The coordinated House and Senate response sheds a light on the politics at the statehouse, the influence of the factory farm lobby, and the sophisticated attempt by the lobby and their legislative allies like Seng and Rep.Lee Hein (R-Monticello) to introduce the controversial bill a few days before the first funnel, and then push it through subcommittee and committee votes before a full public discussion about the merits of the bill can be made.

Seng claims that his bill is designed to provide financial assistance to beginning farmers by allowing them to use existing facilities not already in use by another factory farm operator rather than having to build new facilities at a higher price.  The proposal would also allow existing operators to “mothball” facilities that they want to take off-line temporarily, but eventually use again in the future.

“Factory farms have a very short half-life when they aren’t in use, and there’s a real concern that bringing older, run down, crumbling, cracked, and degraded factory farms back on-line could pose a risk to the environment as the possibility of leaks and spills would go up dramatically,” said Barb Kalbach, a fourth-generation family farmer from Dexter and the CCI Action Fund board president.

But while the bill specifies new provisions for the “mothballing” of factory farm barns, there are no provisions in the bills which state that the manure pits underneath the buildings must also be emptied and shut down.  Industry insiders say they want operators who don’t have 12 months of storage – or whose fields aren’t ready for manure application when their pits are full – to be able to use these “mothballed” facilities for additional manure storage.

“Now we see what the true purpose of this proposal really is,” Kalbach said.  “It’s not really to help beginning farmers, it’s to allow factory farm operators who can’t manage their manure even more leeway to weasel out of their manure management plans, and that’s not right.”
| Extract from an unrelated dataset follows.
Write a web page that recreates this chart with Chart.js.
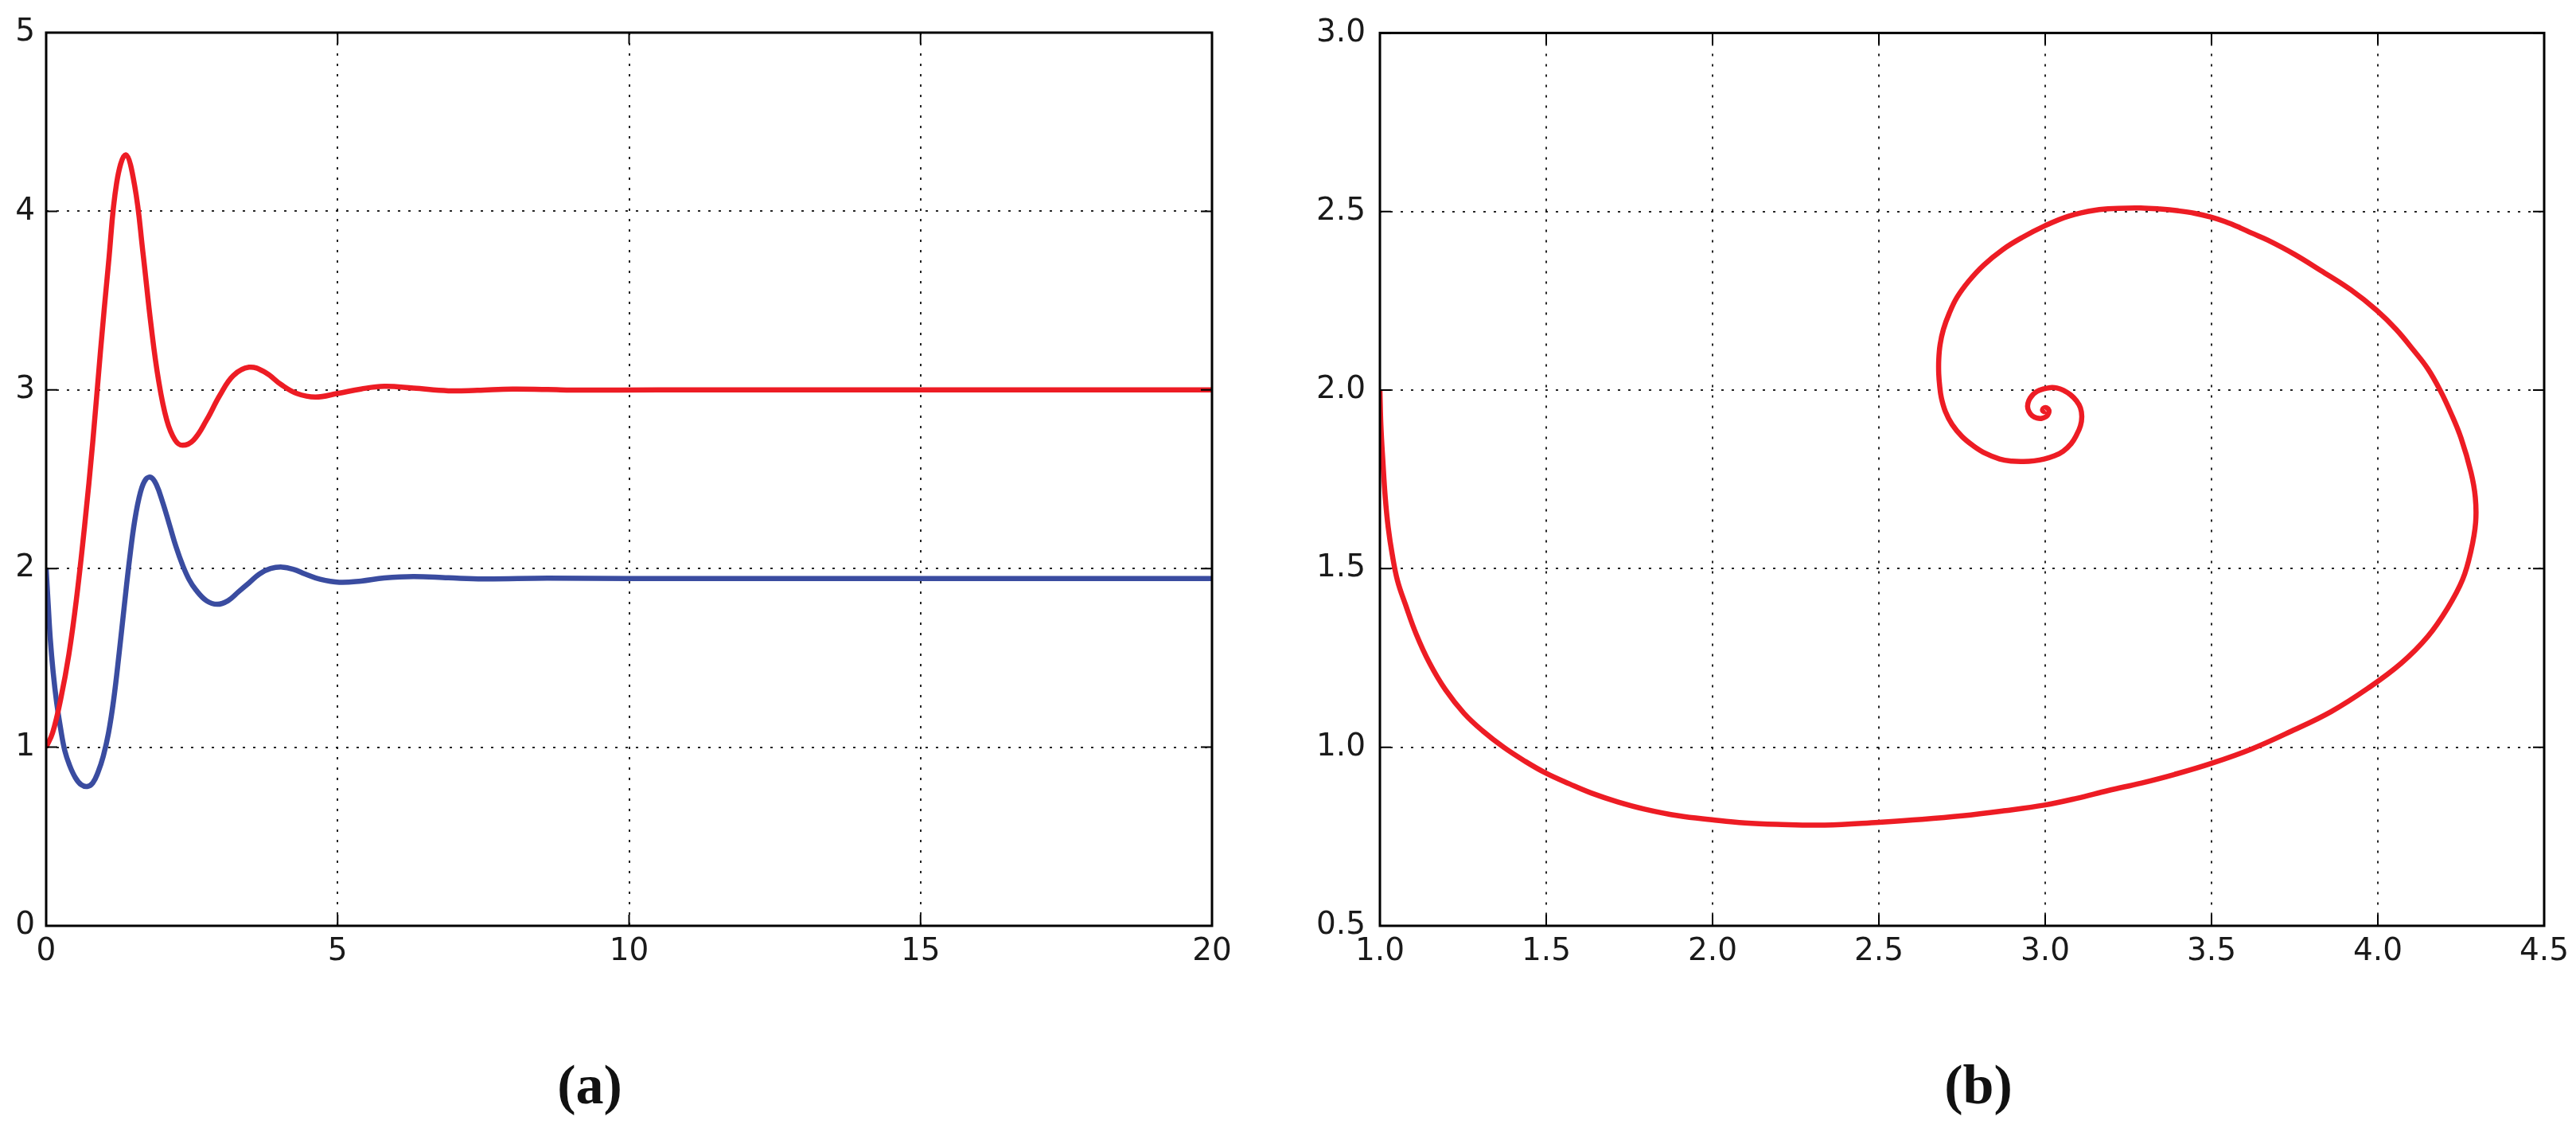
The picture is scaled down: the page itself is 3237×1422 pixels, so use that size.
<!DOCTYPE html>
<html lang="en">
<head>
  <meta charset="UTF-8" />
  <title>Predator-prey dynamics</title>
  <script src="https://cdn.jsdelivr.net/npm/chart.js"></script>
  <style>
    body {
      margin: 0;
      background: #fff;
      width: 3237px;
      height: 1422px;
      position: relative;
      overflow: hidden;
    }
    .panel { position: absolute; top: 0; }
    .panel canvas { display: block; }
    .caption {
      position: absolute;
      top: 1328px;
      width: 200px;
      text-align: center;
      font-family: "Liberation Serif", serif;
      font-weight: bold;
      font-size: 70px;
      line-height: 70px;
      color: #111;
    }
  </style>
</head>
<body>
  <div class="panel" style="left:0px"><canvas id="timeChart" width="1600" height="1250"></canvas></div>
  <div class="panel" style="left:1620px"><canvas id="phaseChart" width="1617" height="1250"></canvas></div>
  <div class="caption" style="left:641px">(a)</div>
  <div class="caption" style="left:2386px">(b)</div>

  <script>
    // (a) time series
    const preyTime = [0, 0.11, 0.25, 0.39, 0.52, 0.66, 0.80, 0.93, 1.07, 1.21, 1.365, 1.52, 1.66, 1.80, 1.93, 2.07, 2.21, 2.34, 2.53, 2.75, 2.98, 3.21, 3.48, 3.75, 4.03, 4.30, 4.62, 5.0, 5.4, 5.8, 6.3, 6.9, 7.4, 8.0, 8.6, 9.2, 10.5, 12, 20];
    const preyValues = [1.0, 1.08, 1.27, 1.52, 1.83, 2.24, 2.71, 3.21, 3.71, 4.16, 4.316, 4.14, 3.77, 3.36, 3.05, 2.83, 2.72, 2.69, 2.72, 2.83, 2.97, 3.08, 3.127, 3.10, 3.03, 2.98, 2.96, 2.98, 3.005, 3.02, 3.01, 2.995, 2.998, 3.005, 3.002, 2.999, 3.0, 3.0, 3.0];

    const predatorTime = [0, 0.035, 0.07, 0.12, 0.18, 0.25, 0.32, 0.40, 0.50, 0.60, 0.705, 0.80, 0.89, 0.98, 1.07, 1.16, 1.25, 1.34, 1.43, 1.52, 1.62, 1.71, 1.80, 1.89, 2.00, 2.12, 2.23, 2.34, 2.45, 2.57, 2.75, 2.935, 3.12, 3.30, 3.48, 3.66, 3.85, 4.05, 4.25, 4.44, 4.70, 5.03, 5.40, 5.80, 6.30, 6.90, 7.50, 8.60, 10, 12, 20];
    const predatorValues = [2.0, 1.80, 1.61, 1.42, 1.25, 1.10, 0.98, 0.90, 0.83, 0.79, 0.78, 0.80, 0.86, 0.95, 1.08, 1.27, 1.52, 1.79, 2.05, 2.27, 2.43, 2.50, 2.51, 2.47, 2.37, 2.24, 2.12, 2.02, 1.94, 1.88, 1.82, 1.80, 1.82, 1.87, 1.92, 1.97, 2.0, 2.008, 1.995, 1.97, 1.94, 1.923, 1.93, 1.947, 1.955, 1.948, 1.942, 1.946, 1.944, 1.944, 1.944];

    // (b) phase portrait: prey on x, predator on y
    const phaseX = [1.000, 1.003, 1.009, 1.016, 1.025, 1.037, 1.053, 1.077, 1.109, 1.149, 1.197, 1.253, 1.310, 1.372, 1.436, 1.500, 1.571, 1.635, 1.715, 1.795, 1.898, 1.998, 2.097, 2.193, 2.337, 2.500, 2.630, 2.751, 2.875, 2.997, 3.095, 3.190, 3.290, 3.389, 3.500, 3.620, 3.740, 3.860, 3.970, 4.070, 4.150, 4.210, 4.255, 4.280, 4.294, 4.293, 4.280, 4.250, 4.220, 4.187, 4.150, 4.107, 4.055, 3.997, 3.920, 3.828, 3.750, 3.669, 3.620, 3.585, 3.540, 3.500, 3.450, 3.400, 3.345, 3.287, 3.220, 3.151, 3.070, 2.999, 2.930, 2.873, 2.815, 2.770, 2.735, 2.712, 2.694, 2.684, 2.680, 2.680, 2.683, 2.688, 2.700, 2.720, 2.750, 2.784, 2.820, 2.863, 2.900, 2.935, 2.967, 2.997, 3.028, 3.054, 3.078, 3.094, 3.106, 3.110, 3.106, 3.094, 3.076, 3.054, 3.035, 3.015, 2.994, 2.975, 2.960, 2.951, 2.947, 2.951, 2.961, 2.975, 2.990, 3.003, 3.010, 3.011, 3.005, 2.997, 2.992, 2.996, 3.000];
    const phaseY = [2.000, 1.900, 1.800, 1.700, 1.615, 1.540, 1.466, 1.399, 1.317, 1.236, 1.161, 1.095, 1.045, 1.000, 0.961, 0.927, 0.897, 0.872, 0.847, 0.827, 0.808, 0.797, 0.788, 0.784, 0.782, 0.790, 0.798, 0.808, 0.822, 0.838, 0.857, 0.879, 0.900, 0.924, 0.955, 0.995, 1.045, 1.100, 1.165, 1.235, 1.310, 1.390, 1.470, 1.550, 1.629, 1.700, 1.770, 1.866, 1.935, 2.000, 2.060, 2.112, 2.170, 2.223, 2.280, 2.335, 2.380, 2.420, 2.440, 2.455, 2.472, 2.484, 2.495, 2.502, 2.507, 2.510, 2.509, 2.504, 2.487, 2.460, 2.427, 2.394, 2.350, 2.305, 2.260, 2.216, 2.170, 2.127, 2.085, 2.045, 2.010, 1.978, 1.940, 1.904, 1.870, 1.844, 1.823, 1.807, 1.801, 1.800, 1.802, 1.807, 1.816, 1.829, 1.850, 1.874, 1.900, 1.926, 1.950, 1.970, 1.987, 2.000, 2.006, 2.007, 2.003, 1.996, 1.984, 1.971, 1.955, 1.940, 1.928, 1.922, 1.921, 1.926, 1.935, 1.944, 1.950, 1.950, 1.944, 1.940, 1.943];

    const RED = '#ed1c24';
    const BLUE = '#3a4ca0';
    const tickFont = { family: 'DejaVu Sans', size: 39 };

    // matplotlib-classic look: box frame, ticks pointing inward on all four sides
    const inwardTicks = {
      id: 'inwardTicks',
      afterDatasetsDraw(chart) {
        const { ctx, chartArea: a, scales: { x, y } } = chart;
        const len = 14;
        ctx.save();
        ctx.strokeStyle = '#000';
        ctx.lineWidth = 2;
        ctx.beginPath();
        x.ticks.forEach(t => {
          const px = x.getPixelForValue(t.value);
          ctx.moveTo(px, a.bottom); ctx.lineTo(px, a.bottom - len);
          ctx.moveTo(px, a.top); ctx.lineTo(px, a.top + len);
        });
        y.ticks.forEach(t => {
          const py = y.getPixelForValue(t.value);
          ctx.moveTo(a.left, py); ctx.lineTo(a.left + len, py);
          ctx.moveTo(a.right, py); ctx.lineTo(a.right - len, py);
        });
        ctx.stroke();
        ctx.lineWidth = 3;
        ctx.strokeRect(a.left, a.top, a.right - a.left, a.bottom - a.top);
        ctx.restore();
      }
    };

    function scaleOpts(min, max, step, fit, pad, fmt) {
      return {
        type: 'linear',
        min: min,
        max: max,
        afterFit: fit,
        grid: { color: 'rgba(0,0,0,0.85)', lineWidth: 2, drawTicks: false },
        border: { display: false, dash: [3, 10] },
        ticks: {
          stepSize: step,
          autoSkip: false,
          maxRotation: 0,
          padding: pad,
          color: '#1a1a1a',
          font: tickFont,
          callback: fmt
        }
      };
    }

    const baseOpts = {
      responsive: false,
      animation: false,
      events: [],
      plugins: { legend: { display: false }, tooltip: { enabled: false } }
    };

    new Chart(document.getElementById('timeChart'), {
      type: 'line',
      data: {
        datasets: [
          {
            data: preyTime.map((t, i) => ({ x: t, y: preyValues[i] })),
            borderColor: RED,
            borderWidth: 6.5,
            pointRadius: 0,
            tension: 0.4
          },
          {
            data: predatorTime.map((t, i) => ({ x: t, y: predatorValues[i] })),
            borderColor: BLUE,
            borderWidth: 6.5,
            pointRadius: 0,
            tension: 0.4
          }
        ]
      },
      options: Object.assign({}, baseOpts, {
        layout: { padding: { top: 41, right: 77, left: 0, bottom: 0 } },
        scales: {
          x: scaleOpts(0, 20, 5, s => { s.height = 87; }, 9, v => String(v)),
          y: scaleOpts(0, 5, 1, s => { s.width = 58; }, 14, v => String(v))
        }
      }),
      plugins: [inwardTicks]
    });

    new Chart(document.getElementById('phaseChart'), {
      type: 'scatter',
      data: {
        datasets: [{
          data: phaseX.map((v, i) => ({ x: v, y: phaseY[i] })),
          showLine: true,
          borderColor: RED,
          borderWidth: 6.5,
          pointRadius: 0,
          tension: 0.4
        }]
      },
      options: Object.assign({}, baseOpts, {
        layout: { padding: { top: 41, right: 40, left: 0, bottom: 0 } },
        scales: {
          x: scaleOpts(1.0, 4.5, 0.5, s => { s.height = 87; }, 9, v => v.toFixed(1)),
          y: scaleOpts(0.5, 3.0, 0.5, s => { s.width = 114; }, 18, v => v.toFixed(1))
        }
      }),
      plugins: [inwardTicks]
    });
  </script>
</body>
</html>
“The risk of manure spills and water pollution rises significantly if we’re talking about pumping out one pit, transporting the manure to another facility, and pumping it back in there.  This is really a dangerous proposal.”

“For that matter, factory farm operators who can’t properly manage their manure under existing law should be shut down.  They should not be allowed to use somebody else’s facilities to store their manure, especially when that creates even more risks to the environment and our water quality.”

DNR officials confirmed to CCI Action Fund members that they have no intention of monitoring the transfer of manure from one facility to another under this proposal.

Iowa has more than 628 polluted waterways and has suffered more than 800 documented manure spills since 1995.  Manure spills are at their highest in the Fall when manure is being pumped from underground pits and transported to be applied on farm ground.

A 2007 study by the Iowa Policy Project stated that factory farm manure “may be the largest agricultural polluter of Iowa’s streams and lakes”.

Sixty percent of Iowans believe “we need stronger laws to stop factory farms from polluting our air and water,” according to a September 27-29 telephone poll of 572 active Iowa voters conducted by Public Policy Polling.